Love in a Fallen City - Review  
     

One of the biggest challenges of adapting well-love novels for the screen or stage is that audiences already have preconceptions of the characters.

It was for this reason that the Hong Kong Repertory Theatre's attempt at Eileen Change's novel Love in a Fallen City three years ago never quite caught fire.

As good an actor as Tse Kwan-ho is, he couldn't hold a candle to Chow Yun-fat's portrayal in Ann Hui On-wah's film of the same name.

The inadequacy wasn't so much Tse's as it was a script that failed to sweep the audience along in Chang's magical tale.

Love in a Fallen City has all the ingredients for a love epic: a once-rich family fallen on hard times, the black sheep who falls for a rich cad, all set against a background of decadence and war.

Fast forward three years, and HK Rep has upped the ante with screen actor Tong Leung Ka-fai and a supposedly jazzed-up script.

Leung's sex appeal and charisma is in no doubt, judging by the audible sighs that broke out the minute he stepped on to the stage as playboy Fan Liuyuan.

Despite a self-conscious start, he pulls off the urbane suaveness, rakish charm and infuriating insecurity of Fan.
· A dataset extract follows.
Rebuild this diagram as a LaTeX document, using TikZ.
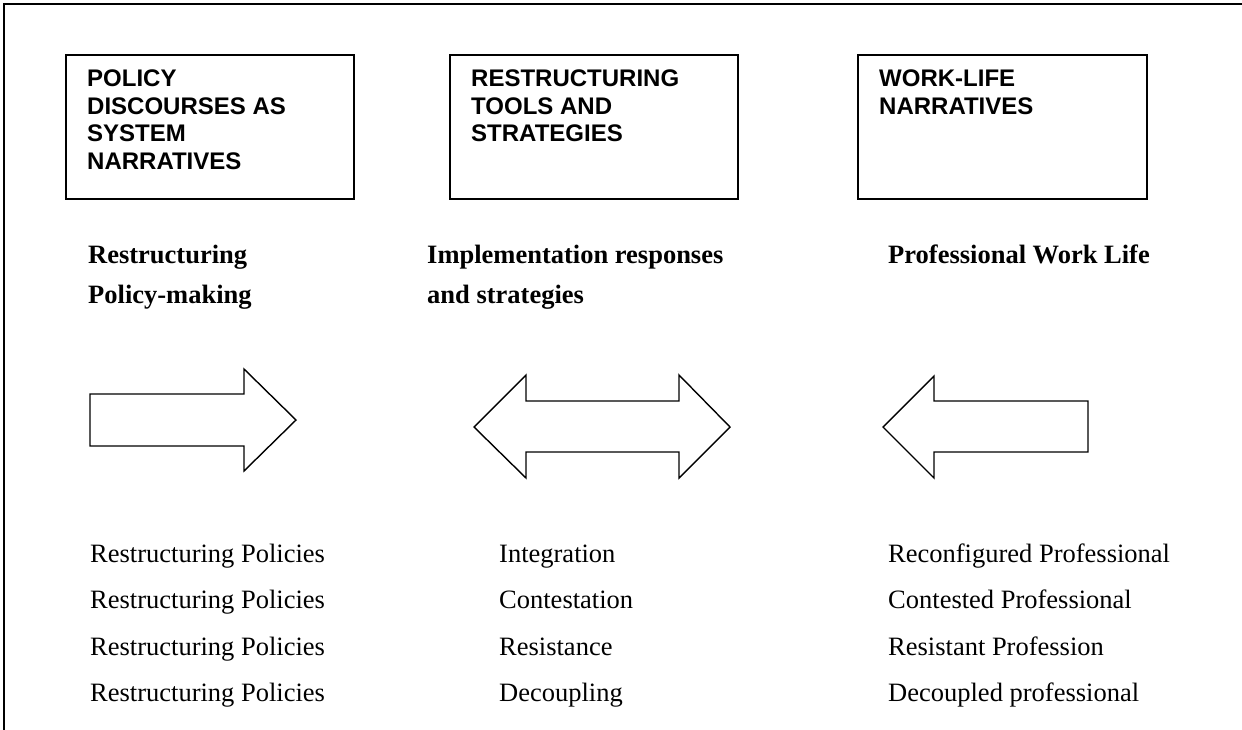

This is what the play's success hinges on - if you're not convinced of Fan's charm, how can you believe Bai Liusu's [played brilliantly by Louisa So Yuk-wa] obsession with him?

HK Rep artistic director Fredric Mao has said this new run was intended more as an exploration of the meaning of true love than just the simple love story its predecessor was. It's a question that hangs in the air much like the ending, which leaves an unsolved mystery.

Love in a Fallen City delivers what it sets out to do: entertain the mainstream audience. The sets are appealing, the songs easy on the ears, and the costumes pretty. It's all entertaining enough - but, for a love story, it left me, sadly, unmoved.